§ **TO BE DONE**: Skip all pictures. Write out the data below from its first line through the line that contains "import plotly.graph_objects as go".

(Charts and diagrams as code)

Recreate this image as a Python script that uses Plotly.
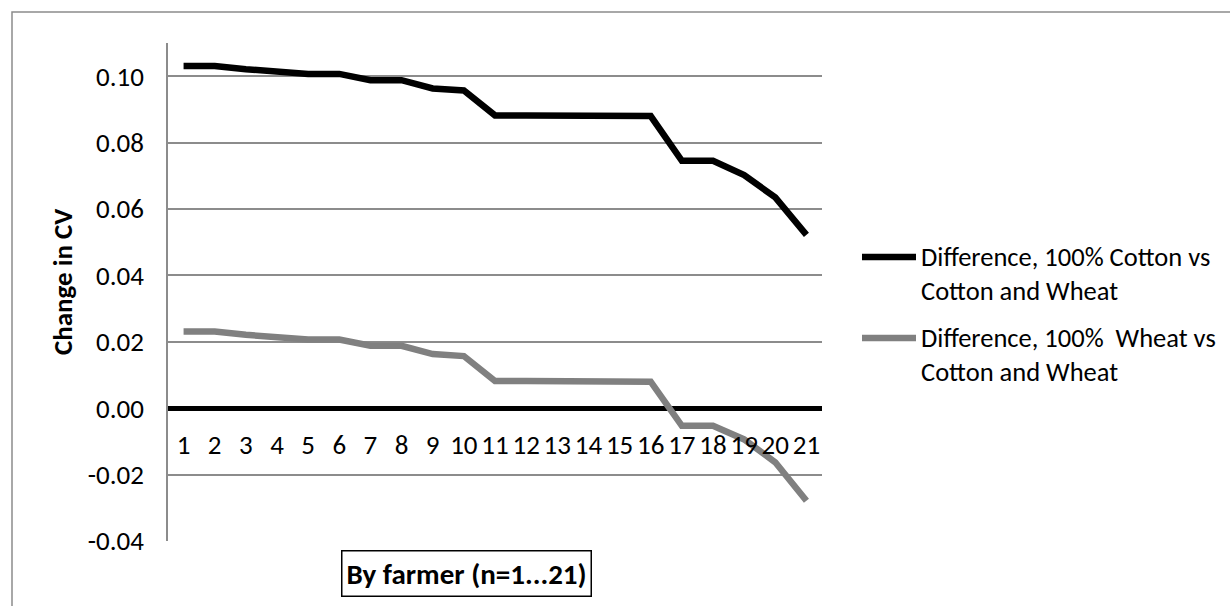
import plotly.graph_objects as go

farmers = list(range(1, 22))
tick_labels = [str(i) for i in farmers]
y_tick_vals = [-0.04, -0.02, 0.0, 0.02, 0.04, 0.06, 0.08, 0.10]
y_tick_text = ["-0.04", "-0.02", "0.00", "0.02", "0.04", "0.06", "0.08", "0.10"]
cotton_diff = [0.1031, 0.1031, 0.1021, 0.1012, 0.1007, 0.1007, 0.0988, 0.0988, 0.0963, 0.0957,
               0.0882, 0.0882, 0.0882, 0.0882, 0.0882, 0.0880, 0.0745, 0.0745, 0.0702, 0.0635, 0.0522]
wheat_diff = [0.0231, 0.0231, 0.0221, 0.0212, 0.0207, 0.0207, 0.0188, 0.0188, 0.0163, 0.0157,
              0.0082, 0.0082, 0.0082, 0.0082, 0.0082, 0.0080, -0.0053, -0.0053, -0.0094, -0.0163, -0.0279]
series_names = ["Difference, 100% Cotton vs<br>Cotton and Wheat",
                "Difference, 100%\u00a0 Wheat vs<br>Cotton and Wheat"]
series_colors = ["#000000", "#808080"]

FONT = "Calibri, Carlito, Lato, sans-serif"
W, H = 1230, 606
L, R, T, B = 168, 822, 43, 541
pw, ph = R - L, B - T

def px_x(x):
    return (x - L) / pw

def px_y(y):
    return (B - y) / ph

fig = go.Figure()
for vals, name, col in zip([cotton_diff, wheat_diff], series_names, series_colors):
    fig.add_trace(go.Scatter(x=farmers, y=vals, mode="lines", name=name, showlegend=False,
                             line=dict(color=col, width=6.5)))

y_min, y_max = -0.04, 0.11
fig.update_layout(
    width=W, height=H,
    margin=dict(l=L, r=W - R, t=T, b=H - B),
    paper_bgcolor="white", plot_bgcolor="white",
    font=dict(family=FONT, size=27, color="#000000"),
    showlegend=False,
    xaxis=dict(range=[0.5, 21.5], tickmode="array", tickvals=farmers, ticktext=tick_labels,
               showgrid=False, zeroline=False, showline=False,
               anchor="free", position=(0 - y_min) / (y_max - y_min),
               ticks="outside", ticklen=12, tickcolor="rgba(0,0,0,0)",
               tickfont=dict(size=27)),
    yaxis=dict(range=[y_min, y_max], tickmode="array", tickvals=y_tick_vals, ticktext=y_tick_text,
               showgrid=True, gridcolor="#8c8c8c", gridwidth=1.5,
               zeroline=True, zerolinecolor="#000000", zerolinewidth=4.5,
               showline=True, linecolor="#8c8c8c", linewidth=1.5,
               ticks="outside", ticklen=17, tickcolor="rgba(0,0,0,0)",
               tickfont=dict(size=27)),
)

# Legend (drawn manually so the line samples match the original length)
legend_rows = [257, 338]
for name, col, yc in zip(series_names, series_colors, legend_rows):
    fig.add_shape(type="line", xref="paper", yref="paper",
                  x0=px_x(862), x1=px_x(916), y0=px_y(yc), y1=px_y(yc),
                  line=dict(color=col, width=6.5))
    fig.add_annotation(text=name, xref="paper", yref="paper", x=px_x(919), y=px_y(yc + 16.5),
                       xanchor="left", yanchor="middle", align="left", showarrow=False,
                       font=dict(size=26.5))

# Axis titles
fig.add_annotation(text="<b>Change in CV</b>", textangle=-90, xref="paper", yref="paper",
                   x=px_x(62), y=px_y(282), showarrow=False, font=dict(size=27),
                   xanchor="center", yanchor="middle")
fig.add_annotation(text="<b>By farmer (n=1...21)</b>", xref="paper", yref="paper",
                   x=px_x(466), y=px_y(573), showarrow=False, font=dict(size=29),
                   xanchor="center", yanchor="middle",
                   bordercolor="#000000", borderwidth=1.5, borderpad=4, bgcolor="white")

# Chart-area border
fig.add_shape(type="rect", xref="paper", yref="paper",
              x0=px_x(12), y0=px_y(700), x1=px_x(1300), y1=px_y(12),
              line=dict(color="#8c8c8c", width=1.5), fillcolor="rgba(0,0,0,0)", layer="below")

fig.write_html("out.html")
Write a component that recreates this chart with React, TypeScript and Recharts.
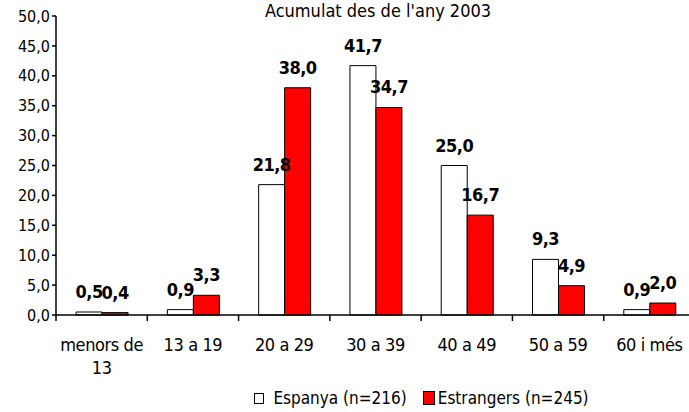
import { BarChart, Bar, XAxis, YAxis, Legend, LabelList, Text } from 'recharts'

const categories = ['menors de 13', '13 a 19', '20 a 29', '30 a 39', '40 a 49', '50 a 59', '60 i més']
const espanya = [0.5, 0.9, 21.8, 41.7, 25.0, 9.3, 0.9]
const estrangers = [0.4, 3.3, 38.0, 34.7, 16.7, 4.9, 2.0]
const yTicks = [0, 5, 10, 15, 20, 25, 30, 35, 40, 45, 50]

const seriesNames = ['Espanya (n=216)', 'Estrangers (n=245)']

const data = categories.map((c, i) => ({ cat: c, espanya: espanya[i], estrangers: estrangers[i] }))

const FONT = '"DejaVu Sans Condensed", "DejaVu Sans", sans-serif'
const fmt = (v: number) => v.toFixed(1).replace('.', ',')

const CatTick = (props: any) => {
  const { x, y, payload } = props
  const band = 639 / categories.length
  return (
    <g>
      <line x1={x - band / 2} x2={x - band / 2} y1={y - 8} y2={y - 2} stroke="#000" strokeWidth={1.5} />
      <Text
        x={x}
        y={y + 28}
        width={78}
        textAnchor="middle"
        verticalAnchor="start"
        lineHeight={23}
        fontSize={18}
        letterSpacing={-0.4}
        fontFamily={FONT}
        fill="#000"
        dy={-13}
      >
        {payload.value}
      </Text>
    </g>
  )
}

const LegendBox = () => (
  <div style={{ display: 'flex', justifyContent: 'center', gap: 16, fontFamily: FONT, fontSize: 17, color: '#000', paddingLeft: 148 }}>
    <span style={{ display: 'flex', alignItems: 'center' }}>
      <span style={{ width: 8, height: 9, border: '1px solid #000', background: '#fff', marginRight: 9 }} />
      {seriesNames[0]}
    </span>
    <span style={{ display: 'flex', alignItems: 'center' }}>
      <span style={{ width: 10, height: 12, border: '1px solid #000', background: '#ff0000', marginRight: 3 }} />
      {seriesNames[1]}
    </span>
  </div>
)

export default function App() {
  return (
    <div style={{ position: 'absolute', left: 0, top: 0, width: 689, height: 412, overflow: 'hidden', background: '#fff' }}>
      <div style={{ position: 'absolute', left: 240, top: 2, width: 276, lineHeight: '18px', textAlign: 'center', fontFamily: FONT, fontSize: 18, color: '#000', zIndex: 2 }}>
        Acumulat des de l'any 2003
      </div>
      <BarChart
        width={695}
        height={412}
        data={data}
        margin={{ top: 16, right: 0, left: 0, bottom: 0 }}
        barCategoryGap="22%"
        barGap={0}
      >
        <YAxis
          width={56}
          domain={[0, 50]}
          ticks={yTicks}
          interval={0}
          tickFormatter={fmt}
          tick={{ fontSize: 16, fontFamily: FONT, fill: '#000' }}
          tickSize={4}
          stroke="#000"
          strokeWidth={1.5}
        />
        <XAxis
          dataKey="cat"
          height={73}
          interval={0}
          tick={<CatTick />}
          tickLine={false}
          stroke="#000"
          strokeWidth={1.5}
        />
        <Legend verticalAlign="bottom" height={24} content={<LegendBox />} />
        <Bar dataKey="espanya" fill="#fff" stroke="#000" strokeWidth={1} isAnimationActive={false}>
          <LabelList dataKey="espanya" position="top" offset={14} formatter={(v: any) => fmt(Number(v))} style={{ fontSize: 18, fontWeight: 'bold', fontFamily: FONT, fill: '#000', letterSpacing: -0.5 }} />
        </Bar>
        <Bar dataKey="estrangers" fill="#ff0000" stroke="#000" strokeWidth={1} isAnimationActive={false}>
          <LabelList dataKey="estrangers" position="top" offset={14} formatter={(v: any) => fmt(Number(v))} style={{ fontSize: 18, fontWeight: 'bold', fontFamily: FONT, fill: '#000', letterSpacing: -0.5 }} />
        </Bar>
      </BarChart>
    </div>
  )
}
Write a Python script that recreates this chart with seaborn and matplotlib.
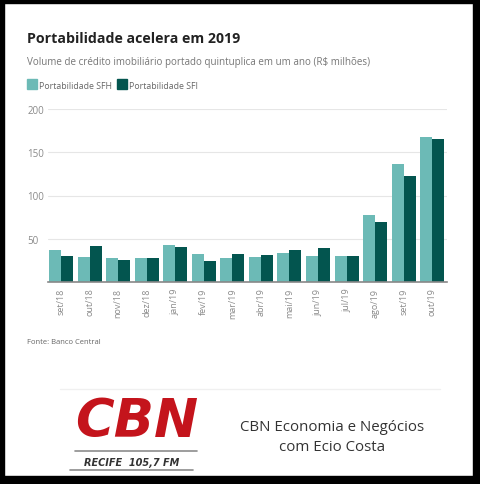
import matplotlib
matplotlib.use("Agg")
import matplotlib.pyplot as plt
from matplotlib.patches import Rectangle
import seaborn as sns
import pandas as pd

# data (R$ milhoes)
months = ["set/18", "out/18", "nov/18", "dez/18", "jan/19", "fev/19", "mar/19",
          "abr/19", "mai/19", "jun/19", "jul/19", "ago/19", "set/19", "out/19"]
sfh = [37, 29, 28, 27.5, 42.5, 32, 27.5, 29, 33.5, 30.5, 30.5, 77.5, 136, 167.5]
sfi = [30, 42, 25, 27.5, 40.5, 24, 32.5, 31, 37, 39, 29.5, 69, 123, 165.5]
series = ["Portabilidade SFH", "Portabilidade SFI"]
yticks = [50, 100, 150, 200]

df = pd.DataFrame({
    "mes": months * 2,
    "valor": sfh + sfi,
    "serie": [series[0]] * len(months) + [series[1]] * len(months),
})

c_sfh = "#6cbab6"
c_sfi = "#03554f"
grey = "#8a8a8a"

sns.set_theme(style="white")
plt.rcParams["font.family"] = ["Open Sans", "DejaVu Sans"]

W, H = 481, 485
fig = plt.figure(figsize=(W / 100, H / 100), dpi=100)
fig.patch.set_facecolor("white")

def fx(px):
    return px / W

def fy(py):
    return 1 - py / H

ax = fig.add_axes([fx(48), fy(283), fx(447) - fx(48), fy(110) - fy(283)])
sns.barplot(data=df, x="mes", y="valor", hue="serie", order=months,
            hue_order=series, palette=[c_sfh, c_sfi], width=0.84,
            saturation=1, legend=False, linewidth=0, ax=ax)
ax.set_xlim(-0.46, 13.52)
ax.set_ylim(0, 200)
ax.set_xlabel("")
ax.set_ylabel("")
ax.set_yticks(yticks)
ax.set_yticklabels([str(v) for v in yticks], color=grey, fontsize=7)
ax.tick_params(axis="y", length=0, pad=15)
ax.tick_params(axis="x", length=0, pad=4, labelrotation=90, labelsize=6.5,
               colors=grey)
for lab in ax.get_yticklabels():
    lab.set_horizontalalignment("left")
ax.yaxis.grid(True, color="#e6e6e6", linewidth=0.8)
ax.set_axisbelow(True)
for s in ["top", "right", "left"]:
    ax.spines[s].set_visible(False)
ax.spines["bottom"].set_color("#888888")
ax.spines["bottom"].set_linewidth(1.2)

# titles
fig.text(fx(27), fy(43), "Portabilidade acelera em 2019", fontsize=10.2,
         fontweight="bold", color="#222222", ha="left", va="baseline")
fig.text(fx(27), fy(65), "Volume de crédito imobiliário portado quintuplica em um ano (R$ milhões)",
         fontsize=7.1, color="#777777", ha="left", va="baseline")

# legend
for (x0, name, col) in [(27, series[0], c_sfh), (117, series[1], c_sfi)]:
    fig.patches.append(Rectangle((fx(x0), fy(90)), fx(10), fy(80) - fy(90),
                                 transform=fig.transFigure, color=col))
    fig.text(fx(x0 + 12), fy(89), name, fontsize=6.3, color="#666666",
             ha="left", va="baseline")

fig.text(fx(27), fy(344), "Fonte: Banco Central", fontsize=5.5, color="#666666",
         ha="left", va="baseline")

# logo area
fig.add_artist(plt.Line2D([fx(60), fx(440)], [fy(390), fy(390)],
                          color="#f0f0f0", linewidth=1))
fig.text(fx(75), fy(437), "CBN", fontsize=38, fontweight="heavy",
         fontstyle="italic", color="#c4141c", ha="left", va="baseline",
         family="DejaVu Sans")
fig.add_artist(plt.Line2D([fx(75), fx(197)], [fy(452), fy(452)],
                          color="#8c8c8c", linewidth=1.2))
fig.add_artist(plt.Line2D([fx(70), fx(193)], [fy(471), fy(471)],
                          color="#8c8c8c", linewidth=1.2))
fig.text(fx(132), fy(466), "RECIFE  105,7 FM", fontsize=7, fontweight="bold",
         fontstyle="italic", color="#333333", ha="center", va="baseline",
         family="DejaVu Sans")
fig.text(fx(332), fy(431), "CBN Economia e Negócios", fontsize=10.8,
         color="#333333", ha="center", va="baseline")
fig.text(fx(332), fy(451), "com Ecio Costa", fontsize=10.8,
         color="#333333", ha="center", va="baseline")

# black frame
for (x0, y0, w, h) in [(0, 0, 481, 4), (0, 0, 4, 485), (473, 0, 8, 485),
                       (0, 477, 481, 8)]:
    fig.patches.append(Rectangle((fx(x0), fy(y0 + h)), fx(w), fy(y0) - fy(y0 + h),
                                 transform=fig.transFigure, color="black"))

fig.savefig("out.png", dpi=100)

§ **THE OUTPUT**:
Recreate this image as a Python script that uses Plotly.
import plotly.graph_objects as go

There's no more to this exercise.